A. P. Bhangale, J. - (1.)Revision Applicant and his Advocates, are absent despite the fact that on 8.10.2008, the revision application was adjourned by way of last chance and it was specifically directed to be kept for final hearing. Earlier also, on the ground that the matter is likely to be compounded and that complainant has gone to Gujarat and she would be returning after 15 days, it appears that Mr R.P Joshi, learned counsel for the applicant, had sought adjournment on 11.12.2006. Thereafter, on 16.4.2007 the matter was directed to be listed for final hearing. But the applicant and his Advocates did not bother to attend the final hearing of this Revision Application.
(2.)Mr A.S.Sonare, the learned APP invited my attention to the nature of evidence against the revisionapplicant/ accused. It appears that on 27.1.1990 Ku. Annapurna Sambhaji Thoke, aged about 20 years, had lodged a report at Umarkhed Police Station, informing that on 27.1.1990 at noon-time ( about 3.00 p.m.), while she was going to purchase sweet at a shop, the accused-applicant Ashok, aged about 28 years, had called her, given her 50 paise to bring nuts. While the applicant was at his uncle's house, he called said Annapurna inside the house. Annapurna along with her younger sister, went inside the house of the accused. He had closed the door, chained it and thereafter he had asked her to sleep on the cot. Ashok, at that time, who was wearing underwear and baniyan on his person, pulled and kissed her on cheeks and started taking away his underwear. When Annapurna questioned as to what he is doing and thereafter both the sisters cried loudly.
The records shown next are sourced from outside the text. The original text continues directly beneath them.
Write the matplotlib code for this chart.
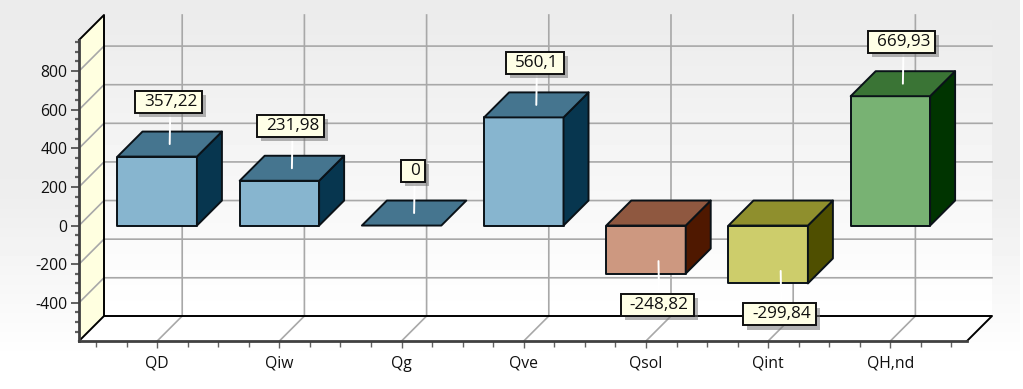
#!/usr/bin/env python3
"""Heat balance 3D-look bar chart, drawn on a plain 2D axes with an oblique depth."""

import matplotlib

matplotlib.use("Agg")
import matplotlib.patheffects as pe
import matplotlib.pyplot as plt
import numpy as np
from matplotlib.path import Path

categories = ["QD", "Qiw", "Qg", "Qve", "Qsol", "Qint", "QH,nd"]
values = [357.22, 231.98, 0, 560.1, -248.82, -299.84, 669.93]
value_labels = ["357,22", "231,98", "0", "560,1", "-248,82", "-299,84", "669,93"]
y_ticks = [-400, -200, 0, 200, 400, 600, 800]

# front, top, side
BLUE = ("#87b5cf", "#45758f", "#07364f")
BROWN = ("#cd9880", "#8f5840", "#4f1800")
OLIVE = ("#cdcd6b", "#8f8f2d", "#4f4f00")
GREEN = ("#78b273", "#3a7435", "#003400")
bar_colors = [BLUE, BLUE, BLUE, BLUE, BROWN, OLIVE, GREEN]

W, H = 1023, 389
DEPTH_PX = 25
BAR_WIDTH = 0.65
XLIM = (-0.640, 6.627)
YLIM = (-598, 961)
GRID = "#a8a8a8"
INK = "#0a1218"

plt.rcParams["font.family"] = ["Open Sans", "DejaVu Sans"]
plt.rcParams["axes.unicode_minus"] = False

fig = plt.figure(figsize=(W / 100, H / 100), dpi=100, facecolor="white")

# background gradients, in pixel coordinates
bg = fig.add_axes([0, 0, 1, 1], zorder=0)
bg.axis("off")
outer = np.interp(np.arange(H), [0, 190, 360, H], [0.925, 0.93, 1.0, 1.0])
bg.imshow(outer[:, None], extent=(0, 1020, H, 0), cmap="gray", vmin=0, vmax=1, aspect="auto")
wall = np.interp(np.arange(300), [0, 300], [0.925, 1.0])
bg.imshow(wall[:, None], extent=(104, 992, 316, 16), cmap="gray", vmin=0, vmax=1, aspect="auto")
bg.set_xlim(0, W)
bg.set_ylim(H, 0)

# the axes itself is the front plane of the box
ax = fig.add_axes([79 / W, (H - 341) / H, (967 - 79) / W, (341 - 40) / H], zorder=1)
ax.patch.set_visible(False)
ax.set_xlim(*XLIM)
ax.set_ylim(*YLIM)

dx = DEPTH_PX * (XLIM[1] - XLIM[0]) / (967 - 79)
dy = DEPTH_PX * (YLIM[1] - YLIM[0]) / (341 - 40)
x0, x1 = XLIM
y0, y1 = YLIM

# side wall and floor
ax.fill([x0, x0 + dx, x0 + dx, x0], [y0, y0 + dy, y1 + dy, y1], color="#ffffe0", lw=0, clip_on=False, zorder=1)
ax.fill([x0, x1, x1 + dx, x0 + dx], [y0, y0, y0 + dy, y0 + dy], color="white", lw=0, clip_on=False, zorder=1)

# grid
for v in y_ticks:
    ax.plot([x0, x0 + dx, x1 + dx], [v, v + dy, v + dy], color=GRID, lw=1.2, clip_on=False, zorder=1.2)
for i in range(len(categories)):
    ax.plot([i, i + dx, i + dx], [y0, y0 + dy, y1 + dy], color=GRID, lw=1.2, clip_on=False, zorder=1.2)

# box edges
ax.plot([x0, x0 + dx, x0 + dx, x0], [y1, y1 + dy, y0 + dy, y0], color="black", lw=1.4, clip_on=False, zorder=1.5)
ax.plot([x0 + dx, x1 + dx, x1], [y0 + dy, y0 + dy, y0], color="black", lw=1.4, clip_on=False, zorder=1.5)


def label_box(x, y, width, height, mutation_size):
    # the original boxes have a fixed height and more room left of the text
    cy = y + height / 2
    left, right = x - 9, x + width + 5
    low, high = cy - 11, cy + 11
    return Path(
        [(left, low), (right, low), (right, high), (left, high), (left, low)],
        closed=True,
    )


for i, (value, label, colors) in enumerate(zip(values, value_labels, bar_colors)):
    front, top_c, side = colors
    left = i - BAR_WIDTH / 2
    right = i + BAR_WIDTH / 2
    top = max(value, 0)
    bottom = min(value, 0)
    edge = dict(edgecolor=INK, linewidth=1.4, joinstyle="round", clip_on=False, zorder=3)
    if value != 0:
        ax.fill([left, right, right, left], [bottom, bottom, top, top], facecolor=front, **edge)
        ax.fill(
            [right, right + dx, right + dx, right],
            [bottom, bottom + dy, top + dy, top],
            facecolor=side,
            **edge,
        )
    ax.fill(
        [left, right, right + dx, left + dx],
        [top, top, top + dy, top + dy],
        facecolor=top_c,
        **edge,
    )

    # labels sit above (or below) the middle of the bar's end
    anchor = (i + dx / 2, value + dy / 2)
    shift = 42 if value >= 0 else -43.5
    ann = ax.annotate(
        label,
        xy=anchor,
        xytext=(0.5, shift * 0.72),
        textcoords="offset points",
        ha="center",
        va="center",
        fontsize=12.3,
        color="#101010",
        annotation_clip=False,
        zorder=6,
        bbox=dict(boxstyle=label_box, facecolor="#ffffe6", edgecolor="#101010", linewidth=1.4),
        arrowprops=dict(arrowstyle="-", color="white", lw=1.4, shrinkA=0, shrinkB=0, relpos=(0.5, 0.5)),
    )
    ann.get_bbox_patch().set_path_effects(
        [pe.SimplePatchShadow(offset=(3, -3), shadow_rgbFace="#777777", alpha=0.55), pe.Normal()]
    )

# axes, ticks
for name in ("top", "right"):
    ax.spines[name].set_visible(False)
for name in ("left", "bottom"):
    ax.spines[name].set_linewidth(2)
    ax.spines[name].set_color("#404040")
    ax.spines[name].set_zorder(2)

ax.set_xticks(range(len(categories)), categories)
ax.set_xticks(np.arange(-0.5, 6.75, 0.25), minor=True)
ax.set_yticks(y_ticks)
ax.set_yticks(np.arange(-550, 1000, 50), minor=True)
ax.tick_params(axis="y", which="major", length=6, width=1.4, color="#606060", labelsize=11.3, pad=2.5, labelcolor="#101010")
ax.tick_params(axis="y", which="minor", length=3, width=1.6, color="#606060")
ax.tick_params(axis="x", which="major", length=5, width=1, color="#606060", labelsize=11.3, pad=5.8, labelcolor="#101010")
ax.tick_params(axis="x", which="minor", length=4, width=1, color="#606060")

fig.savefig("out.png", dpi=100)
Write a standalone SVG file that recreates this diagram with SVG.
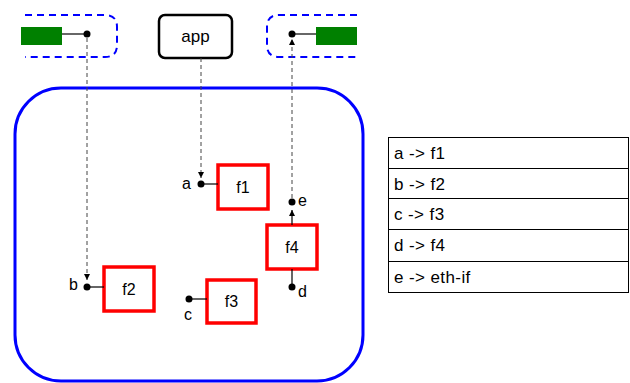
<svg xmlns="http://www.w3.org/2000/svg" width="630" height="383" viewBox="0 0 630 383">
<style>
text{font-family:"Liberation Sans",Arial,sans-serif;fill:#000}
.lbl{font-size:16px}
.row{font-size:17px;letter-spacing:0.4px}
.fn{fill:#fff;stroke:#ff0000;stroke-width:3.5}
.dash{fill:none;stroke:#444;stroke-width:1;stroke-dasharray:4 3}
.solid{stroke:#000;stroke-width:1.2}
.port{fill:#000}
.iface{fill:none;stroke:#0000ff;stroke-width:2;stroke-dasharray:7 5}
.green{fill:#008000}
</style>
<defs>
<marker id="ah" markerWidth="8" markerHeight="8" refX="6" refY="4" orient="auto" markerUnits="userSpaceOnUse">
<path d="M0,1 L6,4 L0,7 Z" fill="#000"/>
</marker>
</defs>
<rect x="0" y="0" width="630" height="383" fill="#fff"/>
<g id="container">
<rect x="15" y="88" width="348" height="293" rx="46" ry="46" fill="none" stroke="#0000ff" stroke-width="3"/>
</g>
<g id="eth-in">
<path class="iface" d="M25,15 H105 Q117,15 117,27 V45 Q117,57 105,57 H25"/>
<rect class="green" x="21" y="27" width="41" height="18"/>
<line class="solid" x1="62" y1="34" x2="87" y2="34"/>
<circle class="port" cx="87" cy="34" r="3.5"/>
</g>
<g id="eth-out">
<path class="iface" d="M357,15 H279 Q267,15 267,27 V45 Q267,57 279,57 H357"/>
<rect class="green" x="316" y="27" width="41" height="18"/>
<line class="solid" x1="292" y1="34" x2="316" y2="34"/>
<circle class="port" cx="292" cy="34" r="3.5"/>
</g>
<g id="app">
<rect x="159" y="15" width="73" height="43" rx="6" fill="#fff" stroke="#000" stroke-width="2.5"/>
<text x="195.5" y="42" font-size="17" text-anchor="middle">app</text>
</g>
<g id="f1">
<rect class="fn" x="218" y="165" width="50" height="44"/>
<text class="lbl" x="243" y="193" text-anchor="middle">f1</text>
<line class="solid" x1="201" y1="184" x2="218" y2="184"/>
<circle class="port" cx="201" cy="184" r="3.5"/>
<text class="lbl" x="182" y="189">a</text>
</g>
<g id="f2">
<rect class="fn" x="104" y="267" width="50" height="44"/>
<text class="lbl" x="129" y="295" text-anchor="middle">f2</text>
<line class="solid" x1="87" y1="287" x2="104" y2="287"/>
<circle class="port" cx="87" cy="287" r="3.5"/>
<text class="lbl" x="69" y="290">b</text>
</g>
<g id="f3">
<rect class="fn" x="207" y="280" width="49" height="43"/>
<text class="lbl" x="231.5" y="307" text-anchor="middle">f3</text>
<line class="solid" x1="189" y1="299" x2="207" y2="299"/>
<circle class="port" cx="189" cy="299" r="3.5"/>
<text class="lbl" x="184" y="320">c</text>
</g>
<g id="f4">
<rect class="fn" x="267" y="225" width="50" height="44"/>
<text class="lbl" x="292" y="253" text-anchor="middle">f4</text>
<line class="solid" x1="292" y1="269" x2="292" y2="287"/>
<circle class="port" cx="292" cy="287" r="3.5"/>
<text class="lbl" x="298" y="297">d</text>
<circle class="port" cx="292" cy="202" r="3.5"/>
<text class="lbl" x="298" y="206">e</text>
</g>
<g id="connectors">
<line class="dash" x1="87" y1="38" x2="87" y2="280" marker-end="url(#ah)"/>
<line class="dash" x1="201" y1="58" x2="201" y2="178" marker-end="url(#ah)"/>
<line class="dash" x1="292" y1="198" x2="292" y2="39" marker-end="url(#ah)"/>
<line class="solid" x1="292" y1="225" x2="292" y2="210" marker-end="url(#ah)"/>
</g>
<g id="table">
<rect x="388.5" y="137.5" width="240" height="155" fill="#fff" stroke="#000" stroke-width="1"/>
<line x1="388.5" y1="168.5" x2="628.5" y2="168.5" stroke="#000"/>
<line x1="388.5" y1="198.5" x2="628.5" y2="198.5" stroke="#000"/>
<line x1="388.5" y1="229.5" x2="628.5" y2="229.5" stroke="#000"/>
<line x1="388.5" y1="261.5" x2="628.5" y2="261.5" stroke="#000"/>
<text class="row" x="394" y="159">a -&gt; f1</text>
<text class="row" x="394" y="190">b -&gt; f2</text>
<text class="row" x="394" y="220">c -&gt; f3</text>
<text class="row" x="394" y="251">d -&gt; f4</text>
<text class="row" x="394" y="283">e -&gt; eth-if</text>
</g>
</svg>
The applicant opened the door and ran away towards her house, while her sister remained there. She had told the incident to her grandmother who, in turn, accompanied to the house of the applicant. Later on, after her parents returned from work, Annapurna and her grandmother narrated the whole incident to them. On the basis of report of Annapurna, Umarkhed Police Station had registered the offence against the applicant. The accused was tried before the Court of Judicial Magistrate, First Class at Umarkhed, being Criminal Case No.48/1996, which was decided by the judgment and order dated 8th August 1997, convicting the applicant for offence punishable under section 354 of the Indian Penal Code. Thus, the applicant/ accused was sentenced to undergo RI for two years and to pay a fine of Rs. 5000/-. In default of payment of fine amount, he was directed to suffer RI for three months more. The judgment and order was challenged in Criminal Appeal No. 27/1997 before the learned Ad-hoc Addl. Sessions Judge, Pusad in Criminal Appeal No. 217/1997 which was decided on 6.1.2004. The Appellate Court also dismissed the appeal and maintained the conviction for offence punishable u/s 354 concluding that the prosecution had proved that the accused on 27.1.1990 at about 3.00 p.m. used criminal force on Annapurna, with an intention to outrage her modesty. However, the Appellate Court was pleased to reduce the substantive sentence to one year; while maintaining the amount of fine as imposed by the trial Court.
(3.)I have gone through the judgments and orders passed by both the Courts below, which are concurrent judgments. It also appears that the defence pleaded by the Revision Applicant was also appropriately considered and disbelieved. Both the trial as well as Appellate Court had considered the evidence of Annapurna as also PW 2 Sushila (mother of the victim ) and PW 3 Sambha Dhoke (father of the victim). Thus, it was found that the evidence before the trial Court was quite natural, reliable and trustworthy. The contention of the revision applicant that he is falsely implicated was disbelieved in view of the direct evidence against him. The Appellate Court also by reasoned judgment dealt with the contentions in defence while maintaining the conviction, although feeling pity, reduced the substantive sentence for one year instead of two years maintaining the fine amount imposed by the trial Court. In the facts and circumstances brought to my notice, I do not find any fault or perversity in the appreciation of evidence by both the Courts below as the conviction appears rested upon well grounded reasons. Notwithstanding the defence evidence led by the accused in the case, no exceptional ground is made out qua concurrent judgments below for exercising revisional jurisdiction so as to interfere with concurrent finding which appears based upon the facts proved in the case.